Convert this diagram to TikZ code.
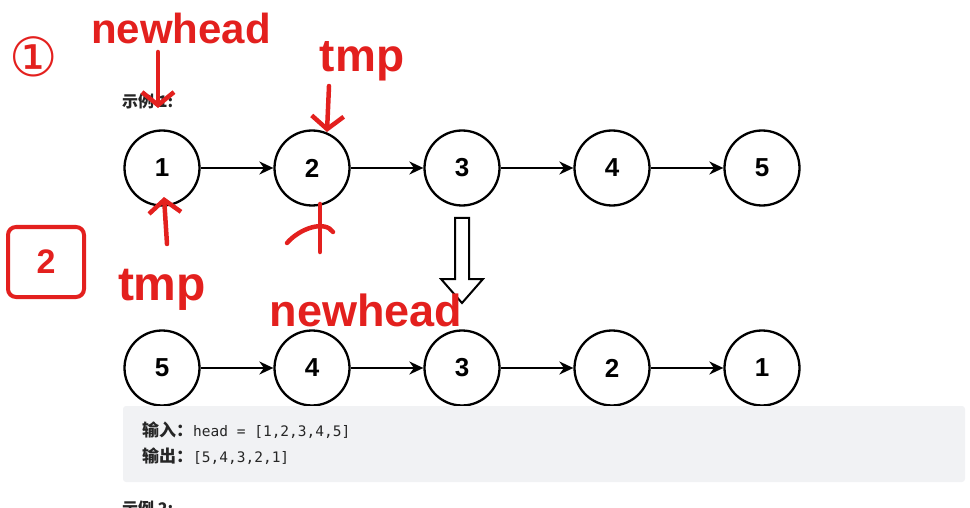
\documentclass[tikz,border=0pt]{standalone}
\usepackage{fontspec}
\setmainfont{Liberation Sans}
\setmonofont{DejaVu Sans Mono}
\newfontfamily\cjk{Noto Sans CJK SC}
\newfontfamily\symb{DejaVu Sans}
\usepackage{tikz}
\usetikzlibrary{arrows.meta, positioning}

\definecolor{ink}{HTML}{E3201E}
\definecolor{codebg}{HTML}{F1F2F4}
\definecolor{txt}{HTML}{262626}

\begin{document}
\begin{tikzpicture}[x=1pt, y=-1pt,
    elem/.style={circle, draw, line width=2.3pt, minimum size=75pt, inner sep=0pt,
                 font=\fontsize{26}{30}\selectfont\bfseries},
    link/.style={-{Stealth[length=14pt, width=13pt]}, line width=2pt},
    pen/.style={ink, line width=4.5pt, line cap=round, line join=round},
    penarrow/.style={pen, -{Straight Barb[length=13pt, width=32pt]}},
    scribble/.style={text=ink, inner sep=0pt},
    codeline/.style={anchor=base west, inner sep=0pt, text=txt}]
    \useasboundingbox (0,0) rectangle (970,508);
    \clip (0,0) rectangle (970,508);

    % list before
    \node[anchor=west, inner sep=0pt, text=txt, font=\cjk\bfseries\fontsize{16}{18}\selectfont] (ex1) at (122,101) {示例 1:};
    \foreach \v [count=\i] in {1,2,3,4,5}
        \node[elem] (a\i) at (12+150*\i,168) {\v};
    \foreach \i [evaluate=\i as \j using int(\i+1)] in {1,...,4}
        \draw[link] (a\i) -- (a\j);

    % hollow arrow
    \draw[line width=2pt, line join=miter, fill=white]
        (455,218) -- (469,218) -- (469,279) -- (483,279) -- (462,303)
        -- (441,279) -- (455,279) -- cycle;

    % list after
    \foreach \v [count=\i] in {5,4,3,2,1}
        \node[elem] (b\i) at (12+150*\i,368) {\v};
    \foreach \i [evaluate=\i as \j using int(\i+1)] in {1,...,4}
        \draw[link] (b\i) -- (b\j);

    % input / output box
    \fill[codebg, rounded corners=3pt] (123,406) rectangle (965,482);
    \node[codeline] (inp) at (142,436)
        {{\cjk\bfseries\fontsize{17}{18}\selectfont 输入：}\ttfamily\fontsize{14.5}{18}\selectfont head = [1,2,3,4,5]};
    \node[codeline] (outp) at (142,462)
        {{\cjk\bfseries\fontsize{17}{18}\selectfont 输出：}\ttfamily\fontsize{14.5}{18}\selectfont [5,4,3,2,1]};
    \node[anchor=north west, inner sep=0pt, text=txt, font=\cjk\bfseries\fontsize{16}{18}\selectfont] (ex2) at (122,501) {示例 2:};

    % red notes, step 1
    \node[scribble, font=\symb\fontsize{54}{60}\selectfont] (s1) at (34,57) {①};
    \node[scribble, anchor=base, font=\bfseries\fontsize{42}{48}\selectfont] (nh1) at (181,44) {newhead};
    \node[scribble, anchor=base, font=\bfseries\fontsize{46}{50}\selectfont] (tmp1) at (362,72) {tmp};
    \coordinate (p1) at (158,52);
    \coordinate (q1) at (158,108);
    \coordinate (p2) at (329,86);
    \coordinate (q2) at (327,132);
    \draw[penarrow] (p1) -- (q1);
    \draw[penarrow] (p2) -- (q2);

    % red notes, step 2
    \node[scribble, draw=ink, line width=4pt, rounded corners=8pt, minimum width=76pt, minimum height=70pt,
          font=\bfseries\fontsize{34}{40}\selectfont] (s2) at (46,262) {2};
    \node[scribble, anchor=base, font=\bfseries\fontsize{48}{52}\selectfont] (tmp2) at (162,300) {tmp};
    \node[scribble, anchor=base, font=\bfseries\fontsize{45}{50}\selectfont] (nh2) at (366,326) {newhead};
    \coordinate (p3) at (167,244);
    \coordinate (q3) at (164,197);
    \draw[penarrow] (p3) -- (q3);
    \coordinate (p4) at (320,252);
    \coordinate (q4) at (320,204);
    \draw[pen] (p4) -- (q4);
    \draw[pen] (287,243) .. controls (300,228) and (325,220) .. (333,232);
\end{tikzpicture}
\end{document}
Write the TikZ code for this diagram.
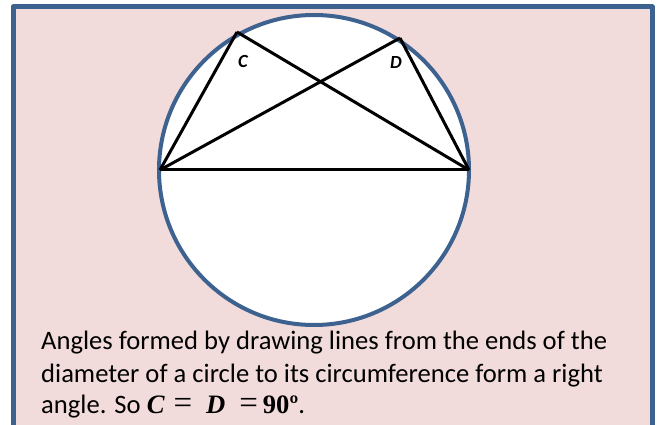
\documentclass[tikz,border=0pt]{standalone}
\usepackage{fontspec}
\setmainfont{Carlito}
\newfontfamily\mathserif{Liberation Serif}
\newcommand{\eqsign}{{\fontsize{33}{33}\selectfont\mathserif =}}
\definecolor{boxpink}{HTML}{F2DCDB}
\definecolor{rimblue}{HTML}{3D6290}

\begin{document}
\begin{tikzpicture}[x=1pt, y=-1pt, line join=round, every node/.style={font=\fontsize{26.6}{32.5}\selectfont, inner sep=0pt}]
	\useasboundingbox (0,0) rectangle (659,425);
	\clip (0,0) rectangle (659,425);
	\draw[rimblue, line width=5pt, fill=boxpink] (13,7) rectangle (652,450);
	\coordinate (O) at (314,170);
	\draw[rimblue, line width=4pt, fill=white] (O) circle[radius=155pt];
	\coordinate (A) at (160,170);
	\coordinate (B) at (469,170);
	\coordinate (C) at (237,32);
	\coordinate (D) at (400,38);
	\foreach \u/\v in {A/B, A/C, C/B, A/D, D/B} {\draw[line width=3pt] (\u) -- (\v);}
	\node[font=\bfseries\itshape\fontsize{18.5}{18.5}\selectfont] (labC) at (243,61) {C};
	\node[font=\bfseries\itshape\fontsize{18.5}{18.5}\selectfont] (labD) at (396,63) {D};
	\node[anchor=base west] (line1) at (41,349) {Angles formed by drawing lines from the ends of the};
	\node[anchor=base west] (line2) at (41,382) {diameter of a circle to its circumference form a right};
	\node[anchor=base west] (line3) at (41,413) {angle. So {\mathserif\bfseries\itshape C}\hspace{9pt}\eqsign\hspace{14pt}{\mathserif\bfseries\itshape D}\hspace{14pt}\eqsign\hspace{5pt}{\mathserif\bfseries 90º}.};
\end{tikzpicture}
\end{document}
───
DIRECTIVE: From the listing above, collect each line in which the string "diagram" appears.

RESPONSE TO THE TASK:
Convert this diagram to TikZ code.
Write the TikZ code for this diagram.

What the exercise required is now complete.